The impact on oil prices has been clearly bullish. These supply concerns have added a strong risk premium to crude, helping sustain prices near recent highs and preventing deeper pullbacks. The possibility of prolonged disruptions has reinforced expectations of tighter supply conditions, which continues to support upward pressure on oil despite short-term consolidation.

Market Drivers: Fed Policy and Dollar Influence Oil Direction

Beyond supply factors, oil prices are also being shaped by broader macroeconomic dynamics, particularly Federal Reserve policy expectations and movements in the U.S. dollar.

Following the Fed’s recent decision to maintain interest rates, markets are adjusting to a “higher-for-longer” environment, which can limit demand growth over time. Higher interest rates tend to slow economic activity, potentially reducing energy consumption and capping upside in oil prices.

At the same time, the U.S. dollar has shown mixed performance, creating a balanced impact on oil. While a stronger dollar can weigh on crude by making it more expensive for international buyers, recent dollar weakness in some sessions has helped support prices.

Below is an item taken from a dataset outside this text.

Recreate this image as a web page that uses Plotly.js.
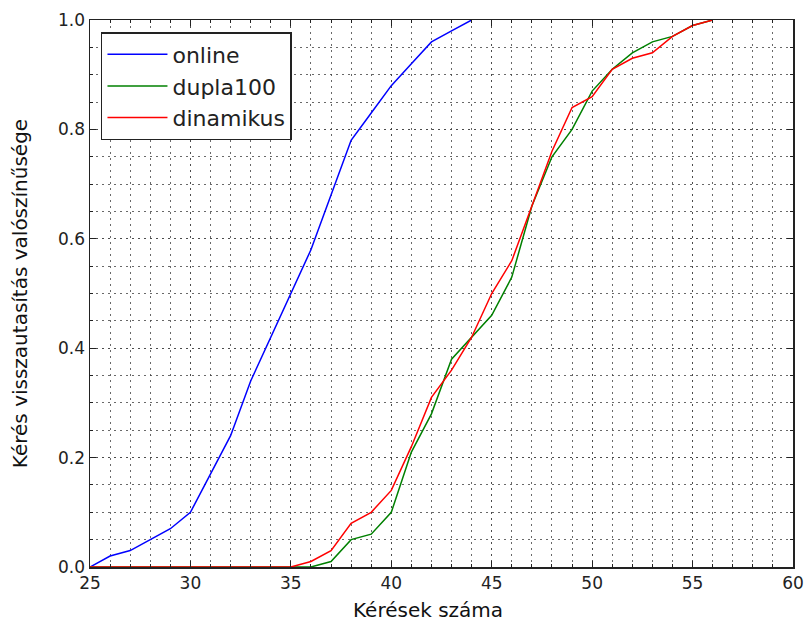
<!DOCTYPE html>
<html>
<head>
<meta charset="utf-8">
<script src="https://cdn.plot.ly/plotly-3.0.1.min.js"></script>
<style>html,body{margin:0;padding:0;background:#fff;}#chart{width:804px;height:622px;}</style>
</head>
<body>
<div id="chart"></div>
<script>
// Data
const onlineX = [25,26,27,28,29,30,31,32,33,34,35,36,37,38,39,40,41,42,43,44];
const onlineY = [0,0.02,0.03,0.05,0.07,0.10,0.17,0.24,0.34,0.42,0.50,0.58,0.68,0.78,0.83,0.88,0.92,0.96,0.98,1.0];

const duplaX = [25,26,27,28,29,30,31,32,33,34,35,36,37,38,39,40,41,42,43,44,45,46,47,48,49,50,51,52,53,54,55,56];
const duplaY = [0,0,0,0,0,0,0,0,0,0,0,0,0.01,0.05,0.06,0.10,0.21,0.28,0.38,0.42,0.46,0.53,0.66,0.75,0.80,0.87,0.91,0.94,0.96,0.97,0.99,1.0];

const dinX = [25,26,27,28,29,30,31,32,33,34,35,36,37,38,39,40,41,42,43,44,45,46,47,48,49,50,51,52,53,54,55,56];
const dinY = [0,0,0,0,0,0,0,0,0,0,0,0.01,0.03,0.08,0.10,0.14,0.22,0.31,0.36,0.42,0.50,0.56,0.66,0.76,0.84,0.86,0.91,0.93,0.94,0.97,0.99,1.0];

const seriesNames = ['online','dupla100','dinamikus'];
const xTickVals = [25,30,35,40,45,50,55,60];
const yTickVals = [0,0.2,0.4,0.6,0.8,1.0];
const xTitle = 'Kérések száma';
const yTitle = 'Kérés visszautasítás valószínűsége';

const FONT = 'DejaVu Sans, sans-serif';
const traces = [
  {x: onlineX, y: onlineY, name: seriesNames[0], legendgroup:'a', mode:'lines', line:{color:'#0000ff', width:1.5}},
  {x: duplaX, y: duplaY, name: seriesNames[1], legendgroup:'b', mode:'lines', line:{color:'#008000', width:1.5}},
  {x: dinX, y: dinY, name: seriesNames[2], legendgroup:'c', mode:'lines', line:{color:'#ff0000', width:1.5}}
];

const gridDash = '2px,4px';
const layout = {
  width: 804, height: 622,
  margin: {l: 90, r: 11, t: 20, b: 55, pad: 0},
  paper_bgcolor: '#fff', plot_bgcolor: '#fff',
  font: {family: FONT, color: '#222'},
  showlegend: true,
  legend: {
    x: 0.0156, y: 0.978, xanchor: 'left', yanchor: 'top',
    bgcolor: '#fff', bordercolor: '#222', borderwidth: 1.5,
    font: {family: FONT, size: 22, color: '#222'},
    traceorder: 'grouped', tracegroupgap: 0, itemwidth: 60
  },
  xaxis: {
    range: [25, 60], tickvals: xTickVals, ticktext: xTickVals.map(String),
    ticks: 'inside', ticklen: 6, tickcolor: '#222', tickwidth: 1,
    showline: true, linecolor: '#222', linewidth: 1.5, mirror: 'ticks',
    showgrid: true, gridcolor: '#444', gridwidth: 0.8, griddash: gridDash,
    minor: {dtick: 1, showgrid: true, gridcolor: '#444', gridwidth: 0.8, griddash: gridDash, ticks: 'inside', ticklen: 3, tickcolor: '#222'},
    zeroline: false,
    tickfont: {family: FONT, size: 17, color: '#222'},
    automargin: false
  },
  yaxis: {
    range: [0, 1], tickvals: yTickVals, ticktext: yTickVals.map(v => v.toFixed(1)),
    ticks: 'inside', ticklen: 6, tickcolor: '#222', tickwidth: 1,
    showline: true, linecolor: '#222', linewidth: 1.5, mirror: 'ticks',
    showgrid: true, gridcolor: '#444', gridwidth: 0.8, griddash: gridDash,
    minor: {dtick: 0.05, showgrid: true, gridcolor: '#444', gridwidth: 0.8, griddash: gridDash, ticks: 'inside', ticklen: 3, tickcolor: '#222'},
    zeroline: false,
    tickfont: {family: FONT, size: 17, color: '#222'},
    title: {text: yTitle, font: {family: FONT, size: 20, color: '#111'}, standoff: 25},
    automargin: false
  },
  annotations: [{
    text: xTitle, xref: 'paper', yref: 'paper', x: 0.481, y: -0.053,
    xanchor: 'center', yanchor: 'top', showarrow: false,
    font: {family: FONT, size: 20, color: '#111'}
  }]
};

Plotly.newPlot('chart', traces, layout, {displayModeBar: false, staticPlot: true});
</script>
</body>
</html>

This interaction between macro pressure and supply-driven strength has resulted in a market that is both supported and constrained-leading to the current consolidation just below $100.

Outlook: $100 Remains the Key Level for Next Move

Looking ahead, oil prices are entering a critical phase, with the $100 level acting as a major psychological and technical barrier.

  • A break above $100 could trigger further bullish momentum, driven by supply concerns and geopolitical risks
  • A failure to break higher may lead to short-term corrections toward support levels near $95

However, the broader outlook remains supported by:

  • Persistent supply disruptions
  • Escalating geopolitical tensions
  • Strong risk premium in energy markets

At the same time, traders will continue to monitor:

  • Federal Reserve policy signals
  • Global demand expectations
  • Inventory data and supply updates

For now, oil remains in a bullish but cautious consolidation phase, with markets balancing between strong upward drivers and macroeconomic headwinds.